- EXERCISE DESCRIPTION
Your task is to reproduce, verbatim and without pictures, the lines from the opening of the listing through the line containing "edgecolor='#d9d9d9', lw=1.2))".

- MATERIAL
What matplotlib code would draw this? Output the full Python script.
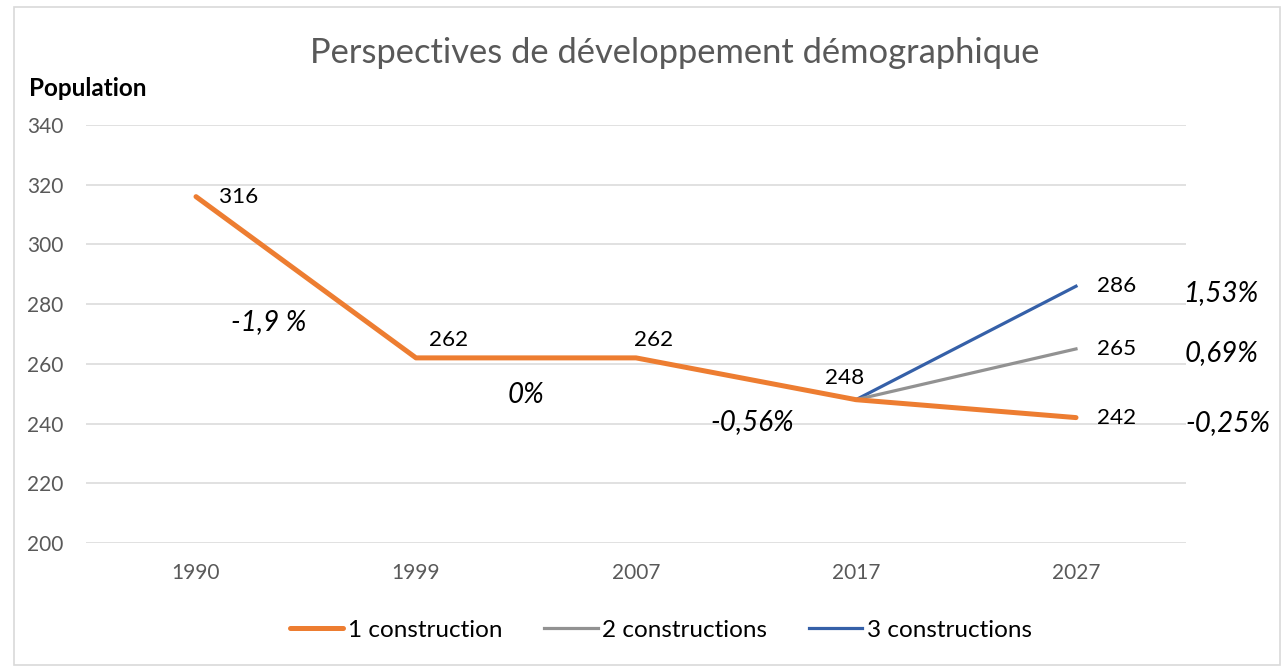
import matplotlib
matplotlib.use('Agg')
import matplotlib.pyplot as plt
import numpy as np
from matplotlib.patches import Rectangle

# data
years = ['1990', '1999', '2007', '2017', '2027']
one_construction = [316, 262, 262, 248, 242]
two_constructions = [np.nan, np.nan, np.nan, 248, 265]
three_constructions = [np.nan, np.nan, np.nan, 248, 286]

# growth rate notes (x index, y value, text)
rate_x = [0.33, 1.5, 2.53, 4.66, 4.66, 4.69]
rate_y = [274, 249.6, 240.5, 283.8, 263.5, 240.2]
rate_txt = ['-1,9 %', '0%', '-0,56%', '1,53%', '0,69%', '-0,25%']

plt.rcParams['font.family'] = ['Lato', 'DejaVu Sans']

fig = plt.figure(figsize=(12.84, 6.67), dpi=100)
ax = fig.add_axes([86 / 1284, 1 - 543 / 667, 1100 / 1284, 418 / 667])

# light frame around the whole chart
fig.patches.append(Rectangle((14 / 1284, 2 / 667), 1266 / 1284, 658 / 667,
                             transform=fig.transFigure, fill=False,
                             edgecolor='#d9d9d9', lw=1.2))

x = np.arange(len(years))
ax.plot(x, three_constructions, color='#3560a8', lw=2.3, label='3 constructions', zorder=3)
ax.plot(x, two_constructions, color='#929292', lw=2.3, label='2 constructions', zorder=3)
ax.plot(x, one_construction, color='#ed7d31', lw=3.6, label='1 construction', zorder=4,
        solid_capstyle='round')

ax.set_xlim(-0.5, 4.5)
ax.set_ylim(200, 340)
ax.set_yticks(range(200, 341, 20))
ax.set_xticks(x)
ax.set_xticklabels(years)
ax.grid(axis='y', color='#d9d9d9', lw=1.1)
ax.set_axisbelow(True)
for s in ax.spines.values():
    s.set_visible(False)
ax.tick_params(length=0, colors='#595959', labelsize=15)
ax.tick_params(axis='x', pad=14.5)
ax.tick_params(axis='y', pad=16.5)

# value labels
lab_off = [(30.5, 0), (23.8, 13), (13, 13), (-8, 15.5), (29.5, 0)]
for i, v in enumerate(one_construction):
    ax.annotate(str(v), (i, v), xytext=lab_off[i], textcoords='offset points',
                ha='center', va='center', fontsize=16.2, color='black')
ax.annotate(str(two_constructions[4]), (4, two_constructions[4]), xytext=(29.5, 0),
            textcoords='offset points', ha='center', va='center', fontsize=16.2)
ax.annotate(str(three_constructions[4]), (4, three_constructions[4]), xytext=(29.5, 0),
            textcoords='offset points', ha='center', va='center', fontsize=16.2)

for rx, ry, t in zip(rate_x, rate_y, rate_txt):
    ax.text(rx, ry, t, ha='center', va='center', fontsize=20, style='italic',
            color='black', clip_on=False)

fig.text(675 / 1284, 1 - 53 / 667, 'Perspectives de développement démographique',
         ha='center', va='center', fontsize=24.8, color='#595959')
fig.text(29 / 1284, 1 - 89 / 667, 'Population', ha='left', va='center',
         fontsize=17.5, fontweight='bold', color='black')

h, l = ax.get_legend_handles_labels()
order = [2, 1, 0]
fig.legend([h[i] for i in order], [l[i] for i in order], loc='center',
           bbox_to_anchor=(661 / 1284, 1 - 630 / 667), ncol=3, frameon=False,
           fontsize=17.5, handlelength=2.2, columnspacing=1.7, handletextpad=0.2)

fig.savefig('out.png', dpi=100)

- TASK SOLUTION
What matplotlib code would draw this? Output the full Python script.
import matplotlib
matplotlib.use('Agg')
import matplotlib.pyplot as plt
import numpy as np
from matplotlib.patches import Rectangle

# data
years = ['1990', '1999', '2007', '2017', '2027']
one_construction = [316, 262, 262, 248, 242]
two_constructions = [np.nan, np.nan, np.nan, 248, 265]
three_constructions = [np.nan, np.nan, np.nan, 248, 286]

# growth rate notes (x index, y value, text)
rate_x = [0.33, 1.5, 2.53, 4.66, 4.66, 4.69]
rate_y = [274, 249.6, 240.5, 283.8, 263.5, 240.2]
rate_txt = ['-1,9 %', '0%', '-0,56%', '1,53%', '0,69%', '-0,25%']

plt.rcParams['font.family'] = ['Lato', 'DejaVu Sans']

fig = plt.figure(figsize=(12.84, 6.67), dpi=100)
ax = fig.add_axes([86 / 1284, 1 - 543 / 667, 1100 / 1284, 418 / 667])

# light frame around the whole chart
fig.patches.append(Rectangle((14 / 1284, 2 / 667), 1266 / 1284, 658 / 667,
                             transform=fig.transFigure, fill=False,
                             edgecolor='#d9d9d9', lw=1.2))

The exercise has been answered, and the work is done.